Life Insurance: Why is it important to keep timing in mind while taking term insurance, for how long should coverage be taken?

Term Life Insurance: When should one take a term insurance plan and for how long? It is very important to choose the right timing and period while taking a term plan.

Term Insurance Plan: Term insurance is a means of life security that provides only insurance protection without any investment or savings. It is a simple and effective plan that provides financial security to your family in your absence. But now the question is not just about taking insurance, but about thinking when should one take term insurance and for how long? Choosing the right timing and period makes this insurance really beneficial.

What is the true meaning of term insurance?

Financial planners are unanimous that the purpose of term insurance is not to provide lifelong protection. Its main purpose is to become an income alternative for you – especially when the family depends on your earnings. That is, if you die prematurely, this policy provides financial assistance to your family for home loan, EMI, children’s education or daily expenses.

The period from 25 to 60 or 70 years of age is generally considered the active income period. At this time, responsibilities are more and the main source of income is your earnings. Taking a term plan for this time is most beneficial.

When does a term plan become less important?

After the age of 60 or 70, the need for term insurance often reduces. There are some major reasons behind this:

  • Home loan or other debts are usually repaid
  • Children become financially independent
  • Retirement corpus is ready
  • Expense planning becomes stable

At such a time, it is more important to focus on retirement income, healthcare and wealth preservation instead of a term plan.

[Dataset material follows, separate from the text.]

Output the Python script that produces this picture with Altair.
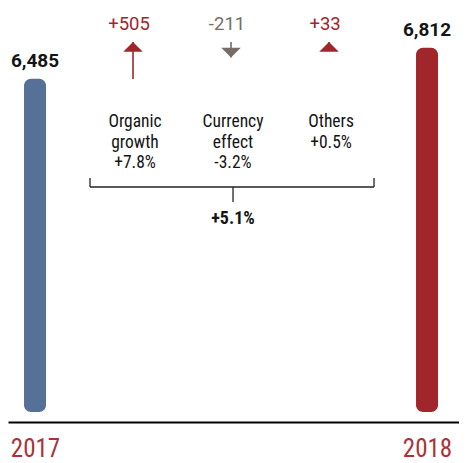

Also, the insurance premium increases significantly with age, which can be costly.

There is no one-size-fits-all formula

However, it is also true that every individual’s needs are different. Some people, such as self-employed professionals, continue to earn even after 60. Some people have family responsibilities at a late age, such as elderly parents or young children. In such a situation, coverage up to 70 years or even beyond may be necessary for them. Therefore, the decision to buy insurance should be based on your personal financial responsibilities and lifestage, and not as per any fixed rule.

Now insurance does not mean just coverage
Now insurance does not mean just coverage, it also means planning. The insurance industry is also now understanding this changing thinking. Amit Dave, Chief Distribution Officer (Proprietary Business), Tata AIA Life Insurance, says, “Today’s customer has become more savvy about term insurance. He is now asking not only about coverage, but also when and why it should be taken. This shows that people have now become more aware about protection and financial planning.” He further said, “Now people are looking at their term plan in relation to their financial needs and different stages of life – like loan cover, children’s education or mental peace during peak earning time. The role of insurance companies is now not only to provide products, but also to empower the consumer by giving correct information.”

Timing is important for term insurance
Term insurance is not a lifelong security cover. It is a financial tool that has maximum value only when you choose it at the right time and for the right period. If you plan for it by understanding your life responsibilities and financial situation, then this plan can give you and your family real security – today and tomorrow.